◆ WORK TO BE COMPLETED ◆
Set out every line bearing the string "matplotlib".

◆ COLLECTED MATERIAL ◆
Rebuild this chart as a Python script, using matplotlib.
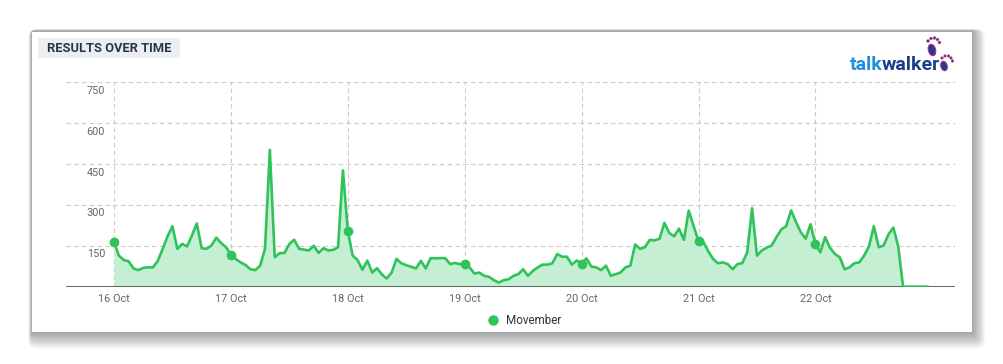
"""
Results over time (hourly mentions) - Movember, 16-22 Oct.
"""

import numpy as np
import matplotlib.pyplot as plt
from matplotlib.patches import Rectangle, FancyBboxPatch, Ellipse

plt.rcParams["font.family"] = ["Roboto", "DejaVu Sans"]

# =========================================================
# Data (hourly counts)
# =========================================================
DAY_LABELS = ["16 Oct", "17 Oct", "18 Oct", "19 Oct", "20 Oct", "21 Oct", "22 Oct"]

oct16 = [164, 114, 98, 93, 67, 61, 69, 71, 71, 95, 139, 185,
         222, 139, 157, 148, 188, 232, 141, 139, 151, 180, 160, 145]
oct17 = [118, 102, 89, 80, 64, 61, 77, 139, 502, 108, 123, 124,
         157, 172, 139, 136, 133, 150, 124, 141, 133, 135, 145, 427]
oct18 = [205, 114, 98, 62, 96, 52, 68, 45, 30, 52, 102, 86,
         79, 73, 67, 95, 67, 105, 104, 105, 105, 83, 87, 83]
oct19 = [85, 71, 48, 52, 40, 36, 24, 15, 24, 27, 40, 46,
         64, 40, 58, 71, 81, 81, 86, 120, 110, 110, 81, 96]
oct20 = [85, 104, 74, 71, 61, 77, 40, 46, 52, 71, 77, 155,
         139, 145, 172, 170, 176, 234, 197, 185, 213, 172, 279, 222]
oct21 = [168, 164, 130, 102, 86, 89, 83, 64, 83, 87, 126, 288,
         114, 133, 143, 151, 182, 210, 222, 280, 238, 200, 176, 229]
oct22 = [157, 126, 182, 143, 120, 108, 64, 71, 86, 89, 114, 148,
         222, 145, 151, 192, 217, 148, 0, 0, 0, 0, 0, 0]

SERIES_NAME = "Movember"
Y_TICKS = [150, 300, 450, 600, 750]

values = np.array(oct16 + oct17 + oct18 + oct19 + oct20 + oct21 + oct22, dtype=float)
hours = np.arange(len(values))
day_hours = np.arange(len(DAY_LABELS)) * 24

# =========================================================
# Style
# =========================================================
W, H = 1004, 364
LINE = "#2fc35a"
FILL = "#c4efd3"
GRID = "#c9c9c9"
TXT = "#666666"
NAVY = "#27344f"

fig = plt.figure(figsize=(W / 100, H / 100), dpi=100)
fig.patch.set_facecolor("white")

# ----- Background: card + soft shadow (pixel coords) -----
bg = fig.add_axes([0, 0, 1, 1], zorder=0)
bg.set_xlim(0, W)
bg.set_ylim(H, 0)
bg.axis("off")

for g in range(14, 0, -1):
    bg.add_patch(FancyBboxPatch((32 - g * 0.25, 31 - g * 0.15), 940 + g * 1.2, 301 + g * 1.35,
                                boxstyle="round,pad=0,rounding_size=%d" % (2 + g // 2),
                                facecolor="#000000", alpha=0.028, edgecolor="none"))
bg.add_patch(Rectangle((32, 32), 940, 300, facecolor="white", edgecolor="none"))

# title chip
bg.add_patch(Rectangle((38, 38), 142, 20, facecolor="#eceef1", edgecolor="none"))
bg.text(47, 48.5, "RESULTS OVER TIME", fontsize=9.3, fontweight="bold",
        color=NAVY, va="center", ha="left")

# talkwalker logo
bg.text(850, 70, "talk", fontsize=14, fontweight="bold", color="#1f8fe0",
        va="baseline", ha="left")
bg.text(882, 70, "walker", fontsize=14, fontweight="bold", color="#1c3d8c",
        va="baseline", ha="left")
# feet
bg.add_patch(Ellipse((932, 50), 7.5, 12, angle=-15, facecolor="#1c3d8c", edgecolor="#e0227a", lw=0.6))
bg.add_patch(Ellipse((944, 66), 6.5, 10, angle=-15, facecolor="#1c3d8c", edgecolor="#e0227a", lw=0.6))
for (tx, ty) in [(928, 41), (931, 38.5), (934.5, 38), (937.5, 39.5), (939.5, 42.5)]:
    bg.add_patch(Ellipse((tx, ty), 2.6, 2.6, facecolor="#1c3d8c", edgecolor="#e0227a", lw=0.4))
for (tx, ty) in [(942, 58), (945, 56), (948.5, 56), (951, 58), (952.5, 61)]:
    bg.add_patch(Ellipse((tx, ty), 2.4, 2.4, facecolor="#1c3d8c", edgecolor="#e0227a", lw=0.4))

# legend
bg.plot([493], [320], "o", color=LINE, markersize=6.5)
bg.text(506, 320.5, SERIES_NAME, fontsize=8.4, color="#333333", va="center", ha="left")

# =========================================================
# Main chart
# =========================================================
px_left, px_right = 66, 955
px_top, px_base = 82.3, 286.7
ax = fig.add_axes([px_left / W, 1 - px_base / H,
                   (px_right - px_left) / W, (px_base - px_top) / H], zorder=1)
ax.set_facecolor("none")

per_day = 116.9
x0 = -(114 - px_left) / per_day * 24
x1 = (px_right - 114) / per_day * 24
ax.set_xlim(x0, x1)
ax.set_ylim(0, 750)

for v in Y_TICKS:
    ax.axhline(v, color=GRID, linewidth=0.8, linestyle=(0, (4, 3)), zorder=0)
for d in day_hours:
    ax.axvline(d, color=GRID, linewidth=0.8, linestyle=(0, (4, 3)), zorder=0)

ax.fill_between(hours, values, 0, color=FILL, linewidth=0, zorder=1)
ax.plot(hours, values, color=LINE, linewidth=1.9, solid_joinstyle="round", zorder=2)
ax.plot(day_hours, values[day_hours], "o", color=LINE, markersize=6, zorder=3)

ax.axhline(0, color="#5a5a5a", linewidth=1.3, zorder=4)
ax.plot(hours[-6:], values[-6:], color=LINE, linewidth=1.9, zorder=5)

for s in ax.spines.values():
    s.set_visible(False)
ax.set_xticks([])
ax.set_yticks([])

# y labels sit just under their grid lines, inside the plot area
ytr = ax.get_yaxis_transform()
for v in Y_TICKS:
    ax.annotate(str(v), xy=(0, v), xycoords=ytr, xytext=(39, -8.5),
                textcoords="offset pixels", ha="right", va="center",
                fontsize=7.8, color=TXT)

xtr = ax.get_xaxis_transform()
for d, lab in zip(day_hours, DAY_LABELS):
    ax.annotate(lab, xy=(d, 0), xycoords=xtr, xytext=(0, -12),
                textcoords="offset pixels", ha="center", va="center",
                fontsize=7.8, color=TXT)

plt.savefig("out.png", dpi=100)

◆ CORRECT ANSWER ◆
Rebuild this chart as a Python script, using matplotlib.
import matplotlib.pyplot as plt
from matplotlib.patches import Rectangle, FancyBboxPatch, Ellipse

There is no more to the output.